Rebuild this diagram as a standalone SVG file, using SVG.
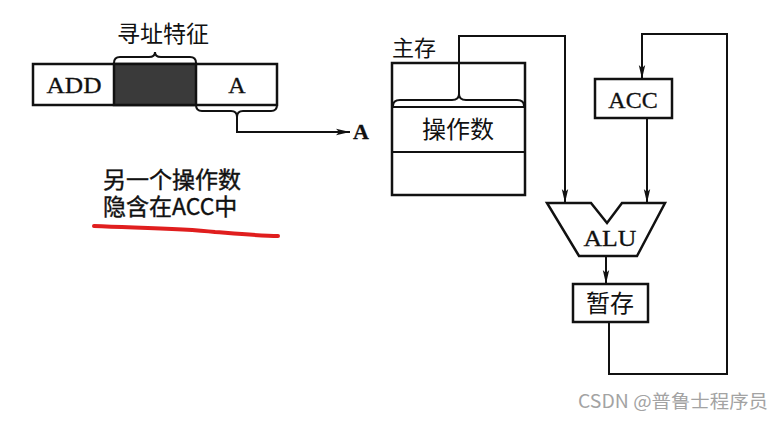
<svg xmlns="http://www.w3.org/2000/svg" width="784" height="421" viewBox="0 0 784 421">
<defs>
<style>
.box{fill:#fff;stroke:#111;stroke-width:2.5}
.ln{fill:none;stroke:#111;stroke-width:2}
.arr{fill:none;stroke:#111;stroke-width:2;marker-end:url(#ah)}
.cjk{font-family:"Noto Sans CJK SC","Noto Sans",sans-serif;fill:#111}
.ser{font-family:"Liberation Serif","DejaVu Serif",serif;fill:#111;stroke:#111;stroke-width:0.3}
</style>
<marker id="ah" viewBox="0 0 14 8" refX="14" refY="4" markerWidth="14" markerHeight="8" markerUnits="userSpaceOnUse" orient="auto">
<path d="M0,0.8 L14,4 L0,7.2 L3,4 Z" fill="#111"/>
</marker>
</defs>
<rect width="784" height="421" fill="#fff"/>

<g id="instruction">
<rect class="box" x="33" y="64" width="244" height="41"/>
<rect x="114" y="64" width="82" height="41" fill="#3a3a3a" stroke="#111" stroke-width="2.5"/>
<text class="ser" x="74" y="93" font-size="24" text-anchor="middle" textLength="55" lengthAdjust="spacingAndGlyphs">ADD</text>
<text class="ser" x="237" y="93" font-size="24" text-anchor="middle">A</text>
<path class="ln" d="M114,63 Q114,57 120,57 L149,57 Q155,57 155,52 Q155,57 161,57 L190,57 Q196,57 196,63"/>
<text class="cjk" x="163" y="42" font-size="23" text-anchor="middle">寻址特征</text>
</g>

<g id="operandA">
<text class="ser" x="361" y="139" font-size="22" font-weight="bold" text-anchor="middle">A</text>
</g>

<g id="note">
<text class="cjk" font-size="23" stroke="#111" stroke-width="0.4"><tspan x="103" y="188">另一个操作数</tspan><tspan x="103" y="215">隐含在ACC中</tspan></text>
<path d="M94,226 C140,228 180,228 215,232 C240,234 262,236 278,236" fill="none" stroke="#e01e1e" stroke-width="4" stroke-linecap="round"/>
</g>

<g id="memory">
<text class="cjk" x="392" y="56" font-size="22">主存</text>
<rect class="box" x="392" y="63" width="133" height="132"/>
<line class="ln" x1="392" y1="107" x2="525" y2="107"/>
<line class="ln" x1="392" y1="152" x2="525" y2="152"/>
<path class="ln" d="M393,106 Q393,100 400,100 L452,100 Q459,100 459,94 Q459,100 466,100 L517,100 Q524,100 524,106"/>
<text class="cjk" x="458" y="138" font-size="24" text-anchor="middle">操作数</text>
</g>

<g id="acc">
<rect class="box" x="595" y="79" width="77" height="39"/>
<text class="ser" x="633" y="108" font-size="24" text-anchor="middle">ACC</text>
</g>

<g id="alu">
<path class="box" d="M547,203 L591,203 L607,223 L622,203 L665,203 L637,256 L579,256 Z"/>
<text class="ser" x="610" y="246" font-size="24" text-anchor="middle" textLength="53" lengthAdjust="spacingAndGlyphs">ALU</text>
</g>

<g id="temp">
<rect class="box" x="573" y="284" width="75" height="38"/>
<text class="cjk" x="610" y="312" font-size="24" text-anchor="middle">暂存</text>
</g>

<g id="connectors">
<path class="ln" d="M196,105 Q196,111 202,111 L231,111 Q237,111 237,117 Q237,111 243,111 L271,111 Q277,111 277,105"/>
<path class="arr" d="M237,116 V132 H350"/>
<path class="arr" d="M459,94 V36 H565 V203"/>
<path class="arr" d="M647,118 V203"/>
<path class="arr" d="M606,256 V284"/>
<path class="arr" d="M609,322 V374 H727 V34 H642 V79"/>
</g>

<g id="watermark">
<text x="578" y="408" font-family="'Noto Sans CJK SC','Noto Sans',sans-serif" font-size="18" fill="#a3a3a3" textLength="190" lengthAdjust="spacingAndGlyphs">CSDN @普鲁士程序员</text>
</g>
</svg>
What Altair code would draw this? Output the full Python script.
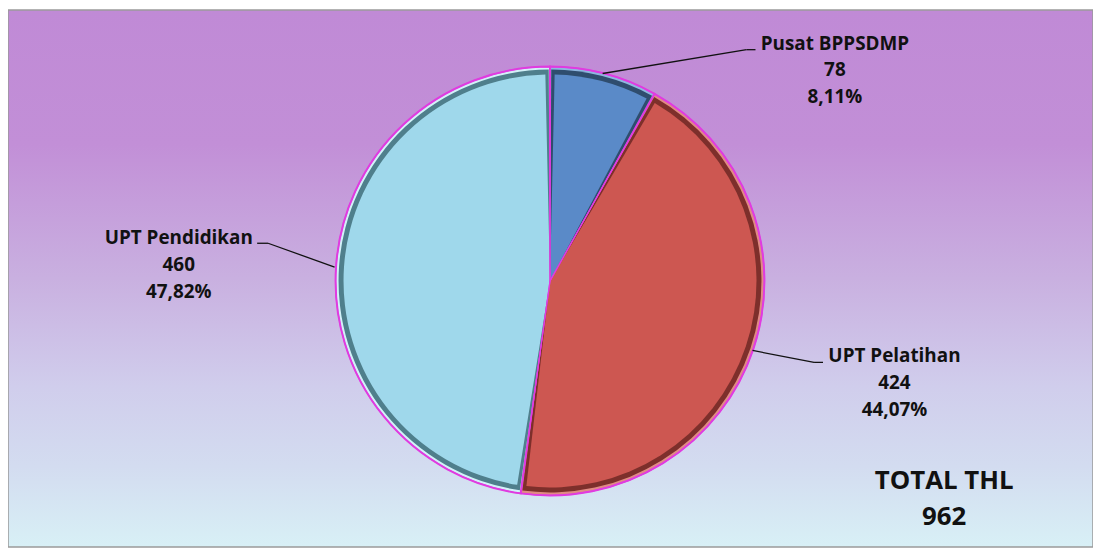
import altair as alt
import pandas as pd

# ---- data ----
categories = ["Pusat BPPSDMP", "UPT Pelatihan", "UPT Pendidikan"]
values = [78, 424, 460]
order_idx = [0, 1, 2]
main_colors = ["#5a8ac8", "#cd5751", "#9fd8eb"]
dark_colors = ["#2f4d6e", "#7d2f2b", "#4f7f8c"]
light_colors = ["#8fb6e0", "#e08a84", "#d2f1f8"]
total_label = "TOTAL THL"

total = sum(values)
pcts = [f"{v / total * 100:.2f}".replace(".", ",") + "%" for v in values]
labels = [f"{c}\n{v}\n{p}" for c, v, p in zip(categories, values, pcts)]

df = pd.DataFrame({
    "cat": categories,
    "val": values,
    "k": order_idx,
    "label": labels,
})

W, H = 1093, 541
CX, CY = 546, 273
R = 216
FONT = "Open Sans"

base = alt.Chart(df)

bg = alt.Chart(alt.Data(values=[{}])).mark_rect(
    color=alt.Gradient(
        gradient="linear",
        stops=[
            alt.GradientStop(color="#c08ad6", offset=0.0),
            alt.GradientStop(color="#c28fd7", offset=0.25),
            alt.GradientStop(color="#c9b0e0", offset=0.5),
            alt.GradientStop(color="#d0cdec", offset=0.7),
            alt.GradientStop(color="#d3dcf0", offset=0.85),
            alt.GradientStop(color="#d8f0f6", offset=1.0),
        ],
        x1=0, x2=0, y1=0, y2=1,
    ),
    stroke="#9a9a9a",
    strokeWidth=1.5,
).encode(x=alt.value(0), x2=alt.value(W), y=alt.value(0), y2=alt.value(H))


def arc_layer(field, colors, radius, pad=0.0, **kw):
    return base.transform_calculate(**{field: "datum.cat"}).mark_arc(
        radius=radius, padAngle=pad, **kw
    ).encode(
        theta=alt.Theta("val:Q", stack=True),
        order=alt.Order("k:Q"),
        color=alt.Color(f"{field}:N", scale=alt.Scale(domain=categories, range=colors), legend=None),
        x=alt.value(CX),
        y=alt.value(CY),
    )


outer = arc_layer("c_light", light_colors, R, stroke="#e03ce0", strokeWidth=2)
middle = arc_layer("c_dark", dark_colors, R - 3, pad=0.012)
inner = arc_layer("c_main", main_colors, R - 8, pad=0.045)
edge = base.mark_arc(radius=R, fillOpacity=0, stroke="#e03ce0", strokeWidth=1.2).encode(
    theta=alt.Theta("val:Q", stack=True),
    order=alt.Order("k:Q"),
    x=alt.value(CX),
    y=alt.value(CY),
)

# leader lines (annotation positions)
def seg(x1, y1, x2, y2):
    return alt.Chart(alt.Data(values=[{}])).mark_rule(color="#111111", strokeWidth=1.3).encode(
        x=alt.value(x1), y=alt.value(y1), x2=alt.value(x2), y2=alt.value(y2)
    )

o = 8
leaders = [
    seg(607 - o, 72 - o, 752 - o, 48 - o), seg(752 - o, 48 - o, 761 - o, 48 - o),
    seg(337 - o, 267 - o, 270 - o, 243 - o), seg(270 - o, 243 - o, 259 - o, 243 - o),
    seg(758 - o, 351 - o, 820 - o, 363 - o), seg(820 - o, 363 - o, 829 - o, 363 - o),
]


def label_layer(cat, x, y):
    return base.transform_filter(alt.datum.cat == cat).mark_text(
        font=FONT, fontSize=19, fontWeight="bold", color="#111111",
        align="center", baseline="alphabetic", lineBreak="\n", lineHeight=27,
    ).encode(text="label:N", x=alt.value(x), y=alt.value(y))


lab = [
    label_layer(categories[0], 841 - o, 48 - o),
    label_layer(categories[2], 180 - o, 244 - o),
    label_layer(categories[1], 901 - o, 363 - o),
]

tot = alt.Chart(alt.Data(values=[{"t": f"{total_label}\n{total}"}])).mark_text(
    font=FONT, fontSize=26, fontWeight="bold", color="#111111",
    align="center", baseline="alphabetic", lineBreak="\n", lineHeight=36,
).encode(text="t:N", x=alt.value(951 - o), y=alt.value(491 - o))

chart = alt.layer(bg, outer, middle, inner, edge, *leaders, *lab, tot).resolve_scale(
    color="independent"
).properties(
    width=W, height=H, padding=0, autosize=alt.AutoSizeParams(type="none")
).configure_view(stroke=None)

chart.save("out.html", embed_options={"renderer": "svg", "actions": False})
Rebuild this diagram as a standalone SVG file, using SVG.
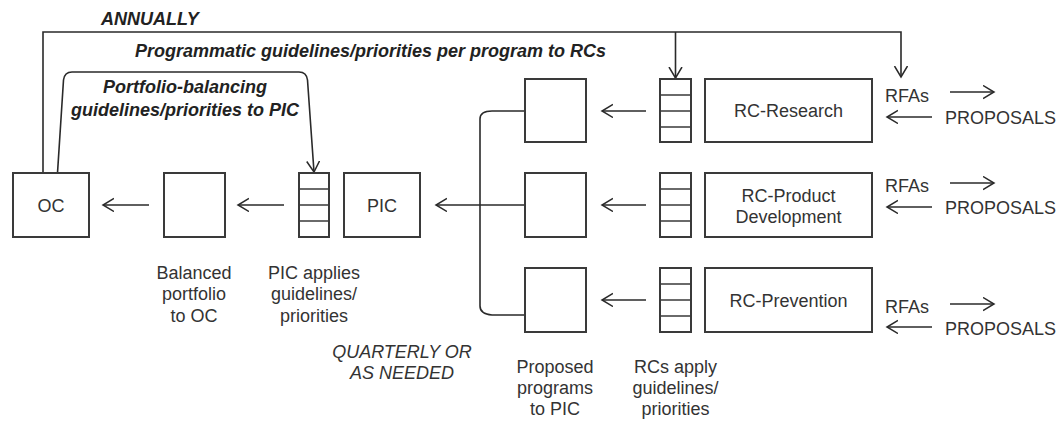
<svg xmlns="http://www.w3.org/2000/svg" width="1058" height="421" viewBox="0 0 1058 421">
<defs>
<marker id="ah" markerUnits="userSpaceOnUse" markerWidth="14" markerHeight="16" refX="11" refY="7" orient="auto">
<path d="M0,0.5 L11,7 L0,13.5" fill="none" stroke="#2a2a2a" stroke-width="1.5"/>
</marker>
<style>
.box{fill:#fff;stroke:#3a3a3a;stroke-width:2}
.sec{fill:none;stroke:#3a3a3a;stroke-width:1.6}
.ln{fill:none;stroke:#2a2a2a;stroke-width:1.6}
.arr{fill:none;stroke:#2a2a2a;stroke-width:1.6;marker-end:url(#ah)}
text{font-family:"Liberation Sans",Arial,sans-serif;font-size:18px;fill:#333}
.c{text-anchor:middle}
.bi{font-weight:bold;font-style:italic;fill:#222}
.it{font-style:italic}
</style>
</defs>

<g id="connectors">
<path class="arr" d="M43,173 L43,32 L901,32 L901,77"/>
<path class="arr" d="M675.5,32 L675.5,78"/>
<path class="arr" d="M57.5,173 L63.5,80 Q64.5,72 72,72 L299,72 Q306.5,72 307.5,80 L314,172"/>
<path class="arr" d="M149,205 L103,205"/>
<path class="arr" d="M284,205 L238,205"/>
<path class="arr" d="M525,205 L436,205"/>
<path class="ln" d="M525,111 L492,111 Q480,111 480,119 L480,306 Q480,314 492,315 L525,315"/>
<path class="arr" d="M646,111 L602,111"/>
<path class="arr" d="M646,205 L602,205"/>
<path class="arr" d="M646,300 L602,300"/>
<path class="arr" d="M950,92 L994,92"/>
<path class="arr" d="M932,117 L887,117"/>
<path class="arr" d="M950,183 L994,183"/>
<path class="arr" d="M932,207 L887,207"/>
<path class="arr" d="M950,304 L994,304"/>
<path class="arr" d="M932,327 L887,327"/>
</g>

<g id="oc">
<rect class="box" x="13" y="173" width="76" height="64"/>
<text class="c" x="51" y="212">OC</text>
</g>

<g id="balanced">
<rect class="box" x="164" y="173" width="61" height="64"/>
<text class="c" x="194" y="279">Balanced</text>
<text class="c" x="194" y="300">portfolio</text>
<text class="c" x="194" y="322">to OC</text>
</g>

<g id="pic-stack">
<rect class="box" x="299" y="173" width="30" height="64"/>
<path class="sec" d="M299,189 H329 M299,205 H329 M299,221 H329"/>
<text class="c" x="314" y="279">PIC applies</text>
<text class="c" x="314" y="300">guidelines/</text>
<text class="c" x="314" y="322">priorities</text>
</g>

<g id="pic">
<rect class="box" x="344" y="173" width="76" height="64"/>
<text class="c" x="382" y="212">PIC</text>
</g>

<g id="proposed-1">
<rect class="box" x="525" y="79" width="61" height="63"/>
</g>
<g id="proposed-2">
<rect class="box" x="525" y="173" width="61" height="64"/>
</g>
<g id="proposed-3">
<rect class="box" x="525" y="268" width="61" height="64"/>
<text class="c" x="555" y="373">Proposed</text>
<text class="c" x="555" y="394">programs</text>
<text class="c" x="555" y="415">to PIC</text>
</g>

<g id="rc-stack-1">
<rect class="box" x="660" y="79" width="31" height="63"/>
<path class="sec" d="M660,95 H691 M660,111 H691 M660,127 H691"/>
</g>
<g id="rc-stack-2">
<rect class="box" x="660" y="173" width="31" height="64"/>
<path class="sec" d="M660,189 H691 M660,205 H691 M660,221 H691"/>
</g>
<g id="rc-stack-3">
<rect class="box" x="660" y="268" width="31" height="64"/>
<path class="sec" d="M660,284 H691 M660,300 H691 M660,316 H691"/>
<text class="c" x="675.5" y="373">RCs apply</text>
<text class="c" x="675.5" y="394">guidelines/</text>
<text class="c" x="675.5" y="415">priorities</text>
</g>

<g id="rc-research">
<rect class="box" x="705" y="79" width="167" height="63"/>
<text class="c" x="788.5" y="117">RC-Research</text>
</g>
<g id="rc-product">
<rect class="box" x="705" y="173" width="167" height="64"/>
<text class="c" x="788.5" y="202">RC-Product</text>
<text class="c" x="788.5" y="223">Development</text>
</g>
<g id="rc-prevention">
<rect class="box" x="705" y="268" width="167" height="64"/>
<text class="c" x="788.5" y="307">RC-Prevention</text>
</g>

<g id="rfa-labels">
<text x="885" y="102">RFAs</text>
<text x="945" y="124">PROPOSALS</text>
<text x="885" y="192">RFAs</text>
<text x="945" y="214">PROPOSALS</text>
<text x="885" y="313">RFAs</text>
<text x="945" y="335">PROPOSALS</text>
</g>

<g id="labels">
<text class="bi" x="101" y="25">ANNUALLY</text>
<text class="bi" x="135" y="57">Programmatic guidelines/priorities per program to RCs</text>
<text class="bi c" x="185" y="93">Portfolio-balancing</text>
<text class="bi c" x="185" y="116">guidelines/priorities to PIC</text>
<text class="it c" x="402" y="358">QUARTERLY OR</text>
<text class="it c" x="402" y="379">AS NEEDED</text>
</g>
</svg>
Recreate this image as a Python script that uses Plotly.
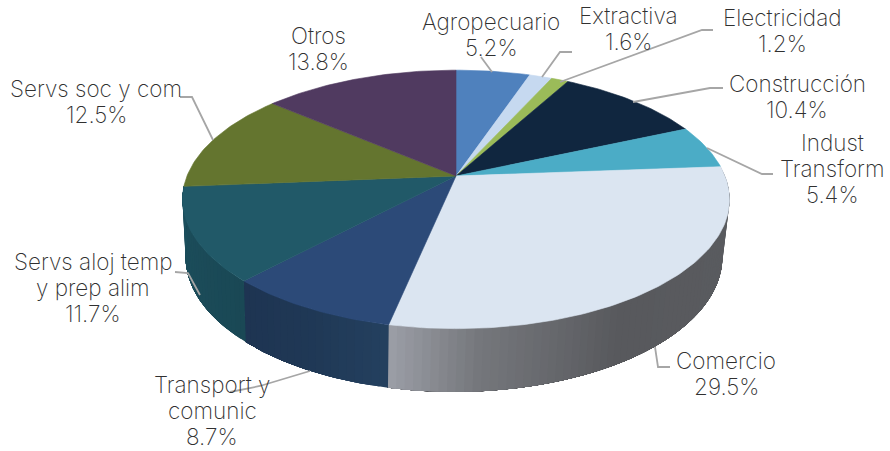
import numpy as np
import plotly.graph_objects as go

categories = ["Agropecuario", "Extractiva", "Electricidad", "Construcción", "Indust<br>Transform",
              "Comercio", "Transport y<br>comunic", "Servs aloj temp<br>y prep alim", "Servs soc y com", "Otros"]
shares = [5.2, 1.6, 1.2, 10.4, 5.4, 29.5, 8.7, 11.7, 12.5, 13.8]
top_colors = ["#4f81bd", "#c6d9f0", "#9bbb59", "#10263f", "#4bacc6",
              "#dbe5f1", "#2c4a78", "#215968", "#64752f", "#503a60"]
# wall gradient stops (fraction along the visible wall of the slice, colour)
wall_colors = {
    5: [(0, "#4e5054"), (0.12, "#5a5c60"), (0.6, "#58595d"), (0.85, "#75777c"), (1, "#9c9fa7")],
    6: [(0, "#24405f"), (0.5, "#1f3855"), (1, "#1e3452")],
    7: [(0, "#1a4855"), (1, "#1c4f5d")],
}

# Projection of the disc (a perspective view of a circle)
CX, TOP_CY, TOP_RX, TOP_RY, PERSP = 456, 176, 269, 125, 0.181
BOT_CX, BOT_CY, BOT_RX, BOT_RY = 454, 232.5, 264, 130.5
LEADER = "#a6a6a6"
TEXT = "#303030"
FONT = "Inter"
FSIZE = 22.5
LINE_STEP = 26

label_pos = [(491, 34), (628, 28), (782, 30), (797, 96), (832, 168),
             (726, 373), (212, 410), (93, 287), (96, 101), (318, 48)]
leaders = [
    [(481, 57), (492, 72)],
    [(572, 52), (560, 52), (542, 77)],
    [(713, 30), (702, 30), (560, 82)],
    [(723, 88), (710, 88), (633, 102)],
    [(773, 174), (762, 174), (707, 148)],
    [(670, 367), (658, 367), (655, 347)],
    [(310, 371), (260, 386), (230, 392)],
    [(175, 272), (188, 273), (200, 295)],
    [(180, 97), (192, 97), (213, 140)],
]


def project(t, cx, cy, rx, ry):
    u, v = np.sin(t), -np.cos(t)
    w = 1 / (1 - PERSP * v)
    return cx + rx * u * w, cy + ry * v * w


def top(t):
    return project(t, CX, TOP_CY, TOP_RX, TOP_RY)


def bottom(t):
    return project(t, BOT_CX, BOT_CY, BOT_RX, BOT_RY)


def mix(c1, c2, f):
    a = [int(c1[i:i + 2], 16) for i in (1, 3, 5)]
    b = [int(c2[i:i + 2], 16) for i in (1, 3, 5)]
    return "#" + "".join(f"{round(x + (y - x) * f):02x}" for x, y in zip(a, b))


def stop_color(stops, f):
    for (f0, c0), (f1, c1) in zip(stops, stops[1:]):
        if f <= f1:
            return mix(c0, c1, (f - f0) / (f1 - f0 or 1))
    return stops[-1][1]


fig = go.Figure()


def poly(x, y, color, lw=0.6):
    fig.add_trace(go.Scatter(x=list(x), y=list(y), mode="lines", fill="toself", fillcolor=color,
                             line=dict(color=color, width=lw), hoverinfo="skip", showlegend=False))


edges = np.concatenate([[0], np.cumsum(shares)]) / sum(shares) * 2 * np.pi

# walls: overlapping bands painted in order, so no seams show
for i, stops in wall_colors.items():
    a0, a1 = edges[i], edges[i + 1]
    bands = max(int((a1 - a0) / np.radians(1.5)), 1)
    for b in range(bands):
        # each band runs to the slice's end; the next one paints over it
        s = np.linspace(a0 + (a1 - a0) * b / bands, a1, 60)
        tx, ty = top(s)
        bx, by = bottom(s[::-1])
        poly(np.r_[tx, bx], np.r_[ty, by], stop_color(stops, (b + 0.5) / bands), lw=0)

# top faces
for i, c in enumerate(top_colors):
    s = np.linspace(edges[i], edges[i + 1], max(int((edges[i + 1] - edges[i]) * 60), 4))
    x, y = top(s)
    poly(np.r_[CX, x, CX], np.r_[TOP_CY, y, TOP_CY], c)

# leader lines
for pts in leaders:
    fig.add_trace(go.Scatter(x=[p[0] for p in pts], y=[p[1] for p in pts], mode="lines",
                             line=dict(color=LEADER, width=1.8), hoverinfo="skip", showlegend=False))

# one annotation per text line keeps the reference's tight leading
for name, val, (x, y) in zip(categories, shares, label_pos):
    lines = name.split("<br>") + [f"{val}%"]
    first = y - (len(lines) - 1) * LINE_STEP / 2
    for k, line in enumerate(lines):
        fig.add_annotation(x=x, y=first + k * LINE_STEP, xref="x", yref="y", text=line, showarrow=False,
                           align="center", xanchor="center", yanchor="middle",
                           font=dict(family=FONT, size=FSIZE, color=TEXT, weight=200))

fig.update_layout(
    width=890, height=451, margin=dict(l=0, r=0, t=0, b=0),
    paper_bgcolor="white", plot_bgcolor="white", showlegend=False,
    xaxis=dict(range=[0, 890], visible=False, fixedrange=True),
    yaxis=dict(range=[451, 0], visible=False, fixedrange=True),
)
fig.write_html("out.html", config={"displayModeBar": False},
               post_script="document.body.style.margin='0';")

# Problem to work on
Give back exactly the lines from the one that holds "What Altair code" to the one that holds "import pandas as pd", with both ends and without the images.

# Exercise answer
What Altair code would draw this? Output the full Python script.
import altair as alt
import pandas as pd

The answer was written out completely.